Technology and market structure have intensified these debates. Electronic trading, algorithmic and high-frequency trading have improved speed and liquidity but have raised concerns about fairness, market stability, and the potential for rapid, automated losses during stressed conditions. See High-frequency trading and Algorithmic trading for discussions of how technology intersects with regulation and market behavior.

Technology and innovation

  • Electronic trading platforms and latency: most major derivatives markets operate predominantly on electronic platforms, enabling rapid execution, standardized contract handling, and efficient price formation. See Electronic trading.

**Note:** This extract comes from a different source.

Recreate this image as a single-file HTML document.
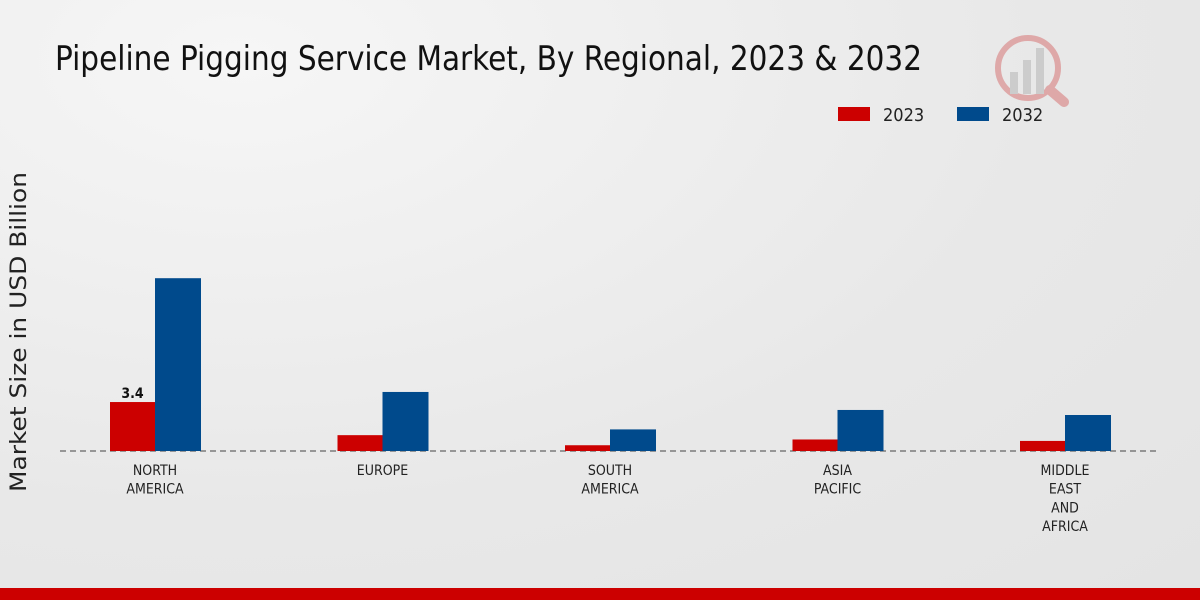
<!DOCTYPE html>
<html><head><meta charset="utf-8"><style>
html,body{margin:0;padding:0;width:1200px;height:600px;overflow:hidden;}
body{background:radial-gradient(ellipse at 20% 10%,#f6f6f6 0%,#e8e8e8 60%,#e4e4e4 100%);font-family:"DejaVu Sans","Liberation Sans",sans-serif;}
</style></head><body>
<svg id="chart" width="1200" height="600" style="position:absolute;left:0;top:0">
<text x="55" y="70" font-size="34" fill="#111" font-family="DejaVu Sans Condensed, DejaVu Sans, sans-serif" textLength="867" lengthAdjust="spacingAndGlyphs">Pipeline Pigging Service Market, By Regional, 2023 &amp; 2032</text>
<g opacity="0.35">
<circle cx="1028" cy="68" r="30" fill="none" stroke="#c33" stroke-width="6"/>
<line x1="1050" y1="90" x2="1064" y2="102" stroke="#c33" stroke-width="10" stroke-linecap="round"/>
<rect x="1010" y="72" width="8" height="22" fill="#999"/><rect x="1023" y="60" width="8" height="34" fill="#999"/><rect x="1036" y="48" width="8" height="46" fill="#999"/>
</g>
<g font-family="DejaVu Sans Condensed, DejaVu Sans, sans-serif">
<rect x="838" y="107" width="32" height="14" fill="#cc0000"/>
<text x="883" y="121" font-size="18" fill="#222">2023</text>
<rect x="957" y="107" width="32" height="14" fill="#004a8c"/>
<text x="1002" y="121" font-size="18" fill="#222">2032</text>
</g>
<text transform="translate(26,332) rotate(-90)" text-anchor="middle" font-size="22" fill="#222" textLength="320" lengthAdjust="spacingAndGlyphs">Market Size in USD Billion</text>
<line x1="60" y1="451" x2="1160" y2="451" stroke="#444" stroke-dasharray="6,4"/>
<g id="bars" font-family="DejaVu Sans Condensed, DejaVu Sans, sans-serif"></g>
<rect x="0" y="588" width="1200" height="12" fill="#cc0000"/>
</svg>
<script>
const categories=[["NORTH","AMERICA"],["EUROPE"],["SOUTH","AMERICA"],["ASIA","PACIFIC"],["MIDDLE","EAST","AND","AFRICA"]];
const values2023=[3.4,1.1,0.4,0.8,0.7];
const values2032=[12.0,4.1,1.5,2.85,2.5];
const shownLabels=["3.4",null,null,null,null];
const NS="http://www.w3.org/2000/svg";
const g=document.getElementById("bars");
const base=451, k=14.4;
const xc=i=>155+i*227.5;
const y=v=>base-v*k;
function mk(t,a){const e=document.createElementNS(NS,t);for(const n in a)e.setAttribute(n,a[n]);g.appendChild(e);return e;}
categories.forEach((c,i)=>{
  const b1=mk("rect",{x:xc(i)-45,y:y(values2023[i]),width:45,height:base-y(values2023[i]),fill:"#cc0000"});
  
  
  const b2=mk("rect",{x:xc(i),y:y(values2032[i]),width:46,height:base-y(values2032[i]),fill:"#004a8c"});
  
  
  if(shownLabels[i]){
    const t=mk("text",{x:xc(i)-22.5,y:y(values2023[i])-4,"text-anchor":"middle","font-size":"14","font-weight":"bold",fill:"#111"});
    t.textContent=shownLabels[i];
    
    
  }
  c.forEach((ln,j)=>{
    const t=mk("text",{x:xc(i),y:475+j*18.7,"text-anchor":"middle","font-size":"14",fill:"#222"});
    t.textContent=ln;
    
    
  });
});
</script>
</body></html>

  • Algorithmic and high-frequency trading: the use of automated strategies has transformed execution and liquidity provision but has drawn scrutiny regarding market fairness and resilience. See Algorithmic trading and High-frequency trading.
  • Risk controls and automation: continuous margining, auto-liquidation mechanisms, and robust market surveillance are integral to maintaining orderly markets in a fast-moving environment. See Margin and Central counterparty.
  • Globalization and cross-border clearing: as markets have globalized, the role of CCPs and cross-border regulation has grown in importance for maintaining systemic integrity. See Global financial markets and Cross-border regulation.